In 2001, Moscow city authorities expected to build the circuit within five years. The city planned to invest $600 million in the project.

It is not yet clear whether the project will be implemented because Moscow Mayor Yury Luzhkov and Formula One chief Bernie Ecclestone failed to sign an agreement on the deal in October 2002, reportedly because of disagreements on revenue distribution.

$81M Payment to IMF

MOSCOW (MT) -- The Finance Ministry has reserved a sum equivalent to about $81 million to make its next due payment to the International Monetary Fund on Wednesday, Interfax reported Monday.

The payment will be made in three currencies: 5.333 billion yen, 121.234 million euros and $23.7 million, the ministry said.

The payment will be made exactly according to schedule and is the last of the month. Russia is due to pay a total of about $2.1 billion to the IMF in 2003.

Duma Wary on Utilities

MOSCOW (MT) -- State Duma deputies have no intention of rushing through a second reading of legislation reforming residential utilities payments, Speaker Gennady Seleznyov said Saturday.

Seleznyov was quoted by Interfax as telling miners in the city of Prokopyev in the Kemerovo region that Cabinet ministers had pressured deputies to pass a muddled piece of utilities legislation in its first reading.

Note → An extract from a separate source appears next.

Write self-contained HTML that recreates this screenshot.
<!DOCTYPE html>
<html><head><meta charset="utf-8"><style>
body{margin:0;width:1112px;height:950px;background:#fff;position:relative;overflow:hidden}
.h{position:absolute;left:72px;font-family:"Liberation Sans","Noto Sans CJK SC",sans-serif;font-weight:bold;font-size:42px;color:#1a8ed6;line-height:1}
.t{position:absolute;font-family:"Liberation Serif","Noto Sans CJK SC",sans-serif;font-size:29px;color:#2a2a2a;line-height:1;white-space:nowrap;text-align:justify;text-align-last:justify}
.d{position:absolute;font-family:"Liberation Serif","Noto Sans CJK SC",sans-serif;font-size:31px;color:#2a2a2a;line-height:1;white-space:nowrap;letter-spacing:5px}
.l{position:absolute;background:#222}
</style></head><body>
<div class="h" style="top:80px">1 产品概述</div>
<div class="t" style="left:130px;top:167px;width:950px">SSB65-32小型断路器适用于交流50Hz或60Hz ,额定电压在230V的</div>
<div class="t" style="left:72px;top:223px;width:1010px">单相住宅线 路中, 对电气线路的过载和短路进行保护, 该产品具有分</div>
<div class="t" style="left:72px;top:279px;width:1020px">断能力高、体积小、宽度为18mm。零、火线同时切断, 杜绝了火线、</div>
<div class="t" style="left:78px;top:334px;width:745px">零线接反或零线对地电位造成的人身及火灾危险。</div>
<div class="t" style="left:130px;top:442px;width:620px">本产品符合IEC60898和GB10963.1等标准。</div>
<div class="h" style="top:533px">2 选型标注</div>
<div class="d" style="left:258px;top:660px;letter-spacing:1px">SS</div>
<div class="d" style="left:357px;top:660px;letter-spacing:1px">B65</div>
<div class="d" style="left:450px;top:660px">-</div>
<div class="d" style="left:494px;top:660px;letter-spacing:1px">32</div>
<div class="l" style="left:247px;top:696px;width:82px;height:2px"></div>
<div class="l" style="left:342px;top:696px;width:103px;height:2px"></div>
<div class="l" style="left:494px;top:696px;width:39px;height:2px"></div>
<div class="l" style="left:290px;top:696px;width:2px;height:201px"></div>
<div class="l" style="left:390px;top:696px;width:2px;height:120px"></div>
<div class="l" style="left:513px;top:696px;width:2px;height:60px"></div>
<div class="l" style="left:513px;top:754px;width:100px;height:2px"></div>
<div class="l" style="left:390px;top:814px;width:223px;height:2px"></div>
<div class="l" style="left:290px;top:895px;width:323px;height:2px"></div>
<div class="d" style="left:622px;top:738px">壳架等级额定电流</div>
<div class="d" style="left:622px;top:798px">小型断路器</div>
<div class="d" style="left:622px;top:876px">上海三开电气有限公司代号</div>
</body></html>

"But now even the united four centrist parties understand that before the upcoming Duma elections we cannot pass a law that calls for immediate full payments of utilities," he said.

Last year, the Moscow city government experimented with asking those who could pay the unsubsidized costs of the utilities to pay in full, but only 8 percent did so, Seleznyov said.

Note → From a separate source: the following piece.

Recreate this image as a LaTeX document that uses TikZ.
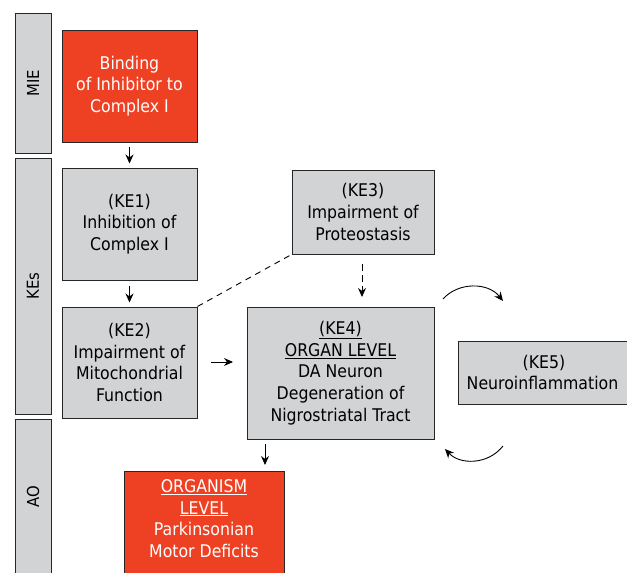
\documentclass[tikz,border=0pt]{standalone}
\usepackage{fontspec}
\setmainfont{DejaVu Sans Condensed}
\usetikzlibrary{arrows.meta}
\definecolor{aopred}{HTML}{EE4124}
\definecolor{aopgrey}{HTML}{D1D3D4}
\begin{document}
\begin{tikzpicture}[x=1pt,y=-1pt,
  box/.style={draw=black!85,line width=1pt,align=center,inner sep=0pt,font=\fontsize{17.5}{21.7}\selectfont},
  greybox/.style={box,fill=aopgrey,text=black},
  redbox/.style={box,fill=aopred,text=white},
  side/.style={draw=black!85,line width=1pt,fill=aopgrey,inner sep=0pt},
  sidelabel/.style={rotate=90,font=\fontsize{16.5}{18}\selectfont},
  arr/.style={-{Stealth[length=9pt,width=8pt]},line width=0.9pt},
  dsh/.style={dashed,dash pattern=on 6pt off 5pt,line width=0.9pt}]
\useasboundingbox (0,0) rectangle (627,573);
\begin{scope}
\clip (0,0) rectangle (627,573);
% sidebars
\node[side,minimum width=36pt,minimum height=140pt] (smie) at (33,83) {};
\node[side,minimum width=36pt,minimum height=256pt] (skes) at (33,286) {};
\node[side,minimum width=36pt,minimum height=170pt] (sao) at (33,504) {};
\node[redbox,minimum width=135pt,minimum height=112pt] (mie) at (129.5,86) {Binding\\of Inhibitor to\\Complex I};
\node[greybox,minimum width=135pt,minimum height=112pt] (ke1) at (129.5,224) {(KE1)\\Inhibition of\\Complex I};
\node[greybox,minimum width=135pt,minimum height=111pt] (ke2) at (129.5,362.5) {(KE2)\\Impairment of\\Mitochondrial\\Function};
\node[greybox,minimum width=142pt,minimum height=84pt] (ke3) at (363,212) {(KE3)\\Impairment of\\Proteostasis};
\node[greybox,minimum width=187pt,minimum height=132pt] (ke4) at (340.5,373) {\underline{(KE4)}\\\underline{ORGAN LEVEL}\\DA Neuron\\Degeneration of\\Nigrostriatal Tract};
\node[greybox,minimum width=172pt,minimum height=63pt] (ke5) at (544,372.5) {(KE5)\\Neuroinflammation\hspace*{3pt}};
\node[redbox,minimum width=160pt,minimum height=130pt,anchor=north] (ao) at (204,471) {};
\end{scope}
\node[sidelabel] (lmie) at (33,83) {MIE};
\node[sidelabel] (lkes) at (33,286) {KEs};
\node[sidelabel] (lao) at (33,497) {AO};
\node[text=white,align=center,font=\fontsize{17.5}{21.7}\selectfont,anchor=north] (aot) at (204,476) {\underline{ORGANISM}\\\underline{LEVEL}\\Parkinsonian\\Motor Deficits};
% arrows
\draw[arr] (mie.south) ++(0,4) coordinate (a1) -- ++(0,17) coordinate (a1e);
\draw[arr] (ke1.south) ++(0,5) coordinate (a2) -- ++(0,17) coordinate (a2e);
\draw[arr] (211,362) coordinate (h1) -- (233,362) coordinate (h2);
\draw[arr,dsh,dash pattern=on 7pt off 4pt] (362,264) coordinate (d1) -- (362,297) coordinate (d2);
\draw[arr] (265,444) coordinate (v1) -- (265,465) coordinate (v2);
\draw[dsh] (ke2.north east) -- (ke3.south west);
\draw[arr] (443,299) coordinate (c1) .. controls (458,282) and (488,282) .. (503,301) coordinate (c2);
\draw[arr] (503,446) coordinate (c3) .. controls (488,465) and (460,465) .. (445,449) coordinate (c4);
\end{tikzpicture}
\end{document}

The government has made several attempts to phase out the billions of rubles in annual federal subsidies that have kept household costs down, while the sector needs significant investment to maintain aging infrastructure.

Large sections of the public have been hostile to paying increased charges, saying they are too poor to pay in full.

Sporadic protests, sometimes by thousands of people, have broken out across the country as local authorities try to collect raised charges and, in some cases, evict those with large debts.

Flood Repairs Checked

MOSCOW (MT) -- Viktor Kazantsev, President Vladimir Putin's representative to the Southern Federal District, is inspecting the progress made in providing housing to victims of last summer's floods in the southern Krasnodar region.

Interfax reported that Kazantsev began a three-day tour of inspections Monday and that he would concentrate on areas where the restoration of homes was at its worst -- in the Novorossiisk and Krymsky districts.

Work in the Krymsky district is in full swing with 90 homes being readied for occupancy, the news agency quoted Kazantsev's press service as saying.

The floods destroyed 300 homes in the district and caused extensive water damage, the report said.

In the Novorossiisk district, many flood victims are still living in hotels, and Kazantsev has blamed the local administration for taking insufficient action, Interfax reported.

Air Force Housing

MOSCOW (MT) -- More than 5,500 families of air force officers received their own homes in 2002, Interfax quoted the head of the air force, Colonel General Vladimir Mikhailov, as saying Sunday.

"In 2002, we made 2,242 apartments ready for occupancy and issued 3,175 state residential certificates," Mikhailov said.

"That means that 5,500 families of air force officers received homes or obtained them at state expense," he said.

More than 70 percent of finances distributed to the air force for construction was spent on housing officers, he said.

Mikhailov said that this year most of the air force's revenues for construction would again be spent on housing and a similar number of families would be housed.

Housing is one of the sorest issues for Russia's professional soldiers, many of whom live in crowded conditions despite the military's obligation to provide them with homes.